* **Data section**:
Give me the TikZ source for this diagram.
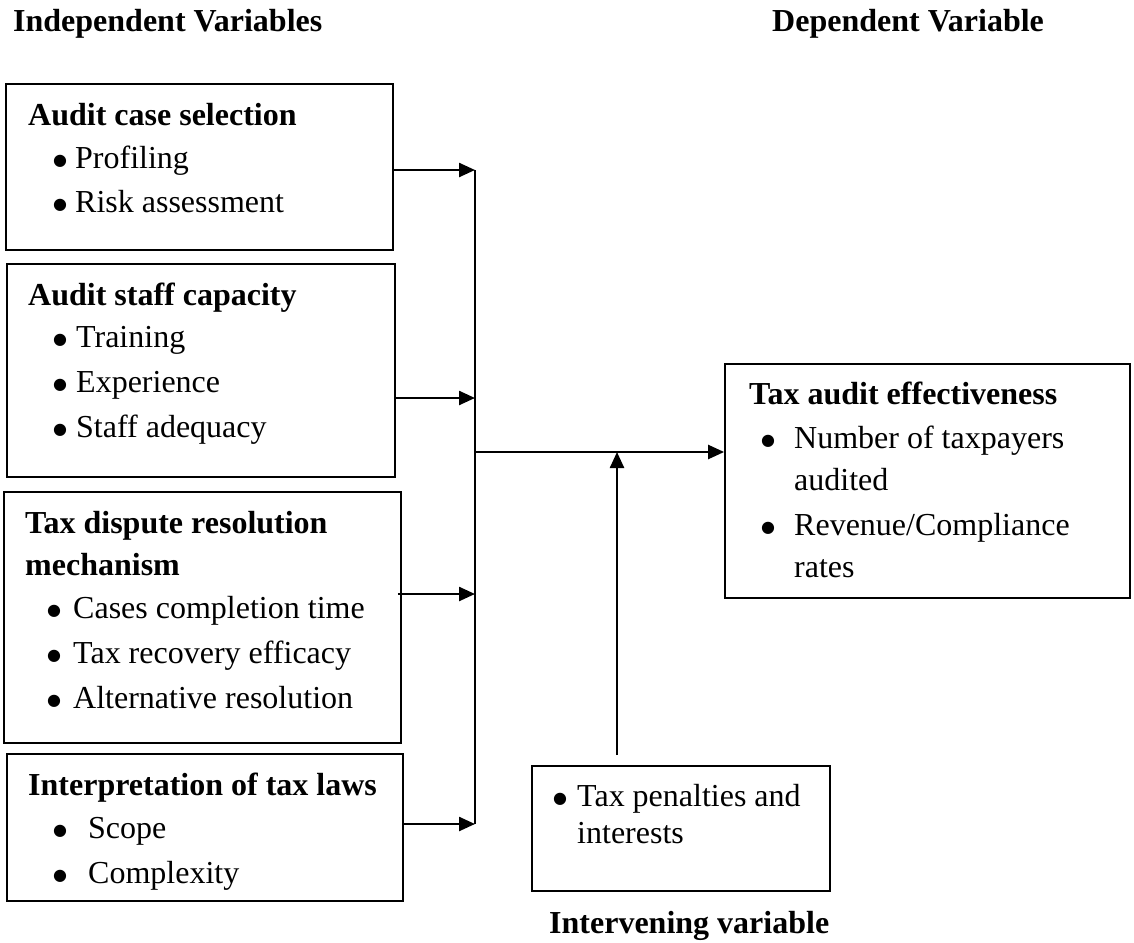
\documentclass[tikz,border=0pt]{standalone}
\usepackage{fontspec}
\setmainfont{Liberation Serif}
\newfontfamily\symfont{DejaVu Sans}
\usetikzlibrary{arrows.meta}
\tikzset{
  box/.style={draw, line width=1.8pt, inner sep=0pt},
  txt/.style={anchor=base west, inner sep=0pt, font=\fontsize{32}{40}\selectfont},
  bul/.style={anchor=base west, inner sep=0pt, xshift=-1pt, yshift=3pt, font=\symfont\fontsize{16}{16}\selectfont},
  bold/.style={anchor=base west, inner sep=0pt, font=\fontsize{32}{40}\selectfont\bfseries},
  arr/.style={line width=2.4pt, -{Triangle[length=16pt,width=14pt]}},
  bus/.style={line width=2.4pt}
}
\newcommand{\bitem}[5]{%
  \node[bul] (#1b) at (#2,#4) {●};
  \node[txt] (#1) at (#3,#4) {#5};}
\begin{document}
\begin{tikzpicture}[x=1pt,y=-1pt]
\useasboundingbox (0,0) rectangle (1134,942);
% titles
\node[bold] (tind) at (13,32) {Independent Variables};
\node[bold] (tdep) at (772,32) {Dependent Variable};
% boxes
\node[box, minimum width=387pt, minimum height=166pt] (b1) at (199.5,167) {};
\node[box, minimum width=388pt, minimum height=213pt] (b2) at (201,370.5) {};
\node[box, minimum width=397pt, minimum height=251pt] (b3) at (202.5,617.5) {};
\node[box, minimum width=396pt, minimum height=147pt] (b4) at (205,827.5) {};
\node[box, minimum width=405pt, minimum height=234pt] (b5) at (927.5,481) {};
\node[box, minimum width=298pt, minimum height=125pt] (b6) at (681,828.5) {};
% box 1
\node[bold] (h1) at (28,125) {Audit case selection};
\bitem{p11}{54}{75}{168}{Profiling}
\bitem{p12}{54}{75}{212}{Risk assessment}
% box 2
\node[bold] (h2) at (28,305) {Audit staff capacity};
\bitem{p21}{54}{76}{347}{Training}
\bitem{p22}{54}{76}{392}{Experience}
\bitem{p23}{54}{76}{437}{Staff adequacy}
% box 3
\node[bold] (h3a) at (25,533) {Tax dispute resolution};
\node[bold] (h3b) at (25,575) {mechanism};
\bitem{p31}{48}{73}{618}{Cases completion time}
\bitem{p32}{48}{73}{663}{Tax recovery efficacy}
\bitem{p33}{48}{73}{708}{Alternative resolution}
% box 4
\node[bold] (h4) at (28,795) {Interpretation of tax laws};
\bitem{p41}{54}{88}{838}{Scope}
\bitem{p42}{54}{88}{883}{Complexity}
% box 5
\node[bold] (h5) at (749,404) {Tax audit effectiveness};
\bitem{p51}{762}{794}{448}{Number of taxpayers}
\node[txt] (p51c) at (794,490) {audited};
\bitem{p52}{762}{794}{535}{Revenue/Compliance}
\node[txt] (p52c) at (794,577) {rates};
% box 6
\bitem{p61}{554}{577}{806}{Tax penalties and}
\node[txt] (p61c) at (577,843) {interests};
\node[bold] (tint) at (549,933) {Intervening variable};
% connectors
\coordinate (j1) at (475,170);
\coordinate (j2) at (475,398);
\coordinate (j3) at (475,594);
\coordinate (j4) at (475,824);
\coordinate (jm) at (475,452);
\coordinate (um) at (617,452);
\coordinate (us) at (617,755);
\draw[bus] (j1) -- (j4);
\draw[arr] (b1.east |- j1) -- (j1);
\draw[arr] (b2.east |- j2) -- (j2);
\draw[arr] ([xshift=-4pt]b3.east |- j3) -- (j3);
\draw[arr] (b4.east |- j4) -- (j4);
\draw[arr] (jm) -- (b5.west |- jm);
\draw[arr] (us) -- (um);
\end{tikzpicture}
\end{document}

* **Task description**: Reproduce the whole listing word for word, setting aside any pictures.

* **Output for this task**:
Give me the TikZ source for this diagram.
\documentclass[tikz,border=0pt]{standalone}
\usepackage{fontspec}
\setmainfont{Liberation Serif}
\newfontfamily\symfont{DejaVu Sans}
\usetikzlibrary{arrows.meta}
\tikzset{
  box/.style={draw, line width=1.8pt, inner sep=0pt},
  txt/.style={anchor=base west, inner sep=0pt, font=\fontsize{32}{40}\selectfont},
  bul/.style={anchor=base west, inner sep=0pt, xshift=-1pt, yshift=3pt, font=\symfont\fontsize{16}{16}\selectfont},
  bold/.style={anchor=base west, inner sep=0pt, font=\fontsize{32}{40}\selectfont\bfseries},
  arr/.style={line width=2.4pt, -{Triangle[length=16pt,width=14pt]}},
  bus/.style={line width=2.4pt}
}
\newcommand{\bitem}[5]{%
  \node[bul] (#1b) at (#2,#4) {●};
  \node[txt] (#1) at (#3,#4) {#5};}
\begin{document}
\begin{tikzpicture}[x=1pt,y=-1pt]
\useasboundingbox (0,0) rectangle (1134,942);
% titles
\node[bold] (tind) at (13,32) {Independent Variables};
\node[bold] (tdep) at (772,32) {Dependent Variable};
% boxes
\node[box, minimum width=387pt, minimum height=166pt] (b1) at (199.5,167) {};
\node[box, minimum width=388pt, minimum height=213pt] (b2) at (201,370.5) {};
\node[box, minimum width=397pt, minimum height=251pt] (b3) at (202.5,617.5) {};
\node[box, minimum width=396pt, minimum height=147pt] (b4) at (205,827.5) {};
\node[box, minimum width=405pt, minimum height=234pt] (b5) at (927.5,481) {};
\node[box, minimum width=298pt, minimum height=125pt] (b6) at (681,828.5) {};
% box 1
\node[bold] (h1) at (28,125) {Audit case selection};
\bitem{p11}{54}{75}{168}{Profiling}
\bitem{p12}{54}{75}{212}{Risk assessment}
% box 2
\node[bold] (h2) at (28,305) {Audit staff capacity};
\bitem{p21}{54}{76}{347}{Training}
\bitem{p22}{54}{76}{392}{Experience}
\bitem{p23}{54}{76}{437}{Staff adequacy}
% box 3
\node[bold] (h3a) at (25,533) {Tax dispute resolution};
\node[bold] (h3b) at (25,575) {mechanism};
\bitem{p31}{48}{73}{618}{Cases completion time}
\bitem{p32}{48}{73}{663}{Tax recovery efficacy}
\bitem{p33}{48}{73}{708}{Alternative resolution}
% box 4
\node[bold] (h4) at (28,795) {Interpretation of tax laws};
\bitem{p41}{54}{88}{838}{Scope}
\bitem{p42}{54}{88}{883}{Complexity}
% box 5
\node[bold] (h5) at (749,404) {Tax audit effectiveness};
\bitem{p51}{762}{794}{448}{Number of taxpayers}
\node[txt] (p51c) at (794,490) {audited};
\bitem{p52}{762}{794}{535}{Revenue/Compliance}
\node[txt] (p52c) at (794,577) {rates};
% box 6
\bitem{p61}{554}{577}{806}{Tax penalties and}
\node[txt] (p61c) at (577,843) {interests};
\node[bold] (tint) at (549,933) {Intervening variable};
% connectors
\coordinate (j1) at (475,170);
\coordinate (j2) at (475,398);
\coordinate (j3) at (475,594);
\coordinate (j4) at (475,824);
\coordinate (jm) at (475,452);
\coordinate (um) at (617,452);
\coordinate (us) at (617,755);
\draw[bus] (j1) -- (j4);
\draw[arr] (b1.east |- j1) -- (j1);
\draw[arr] (b2.east |- j2) -- (j2);
\draw[arr] ([xshift=-4pt]b3.east |- j3) -- (j3);
\draw[arr] (b4.east |- j4) -- (j4);
\draw[arr] (jm) -- (b5.west |- jm);
\draw[arr] (us) -- (um);
\end{tikzpicture}
\end{document}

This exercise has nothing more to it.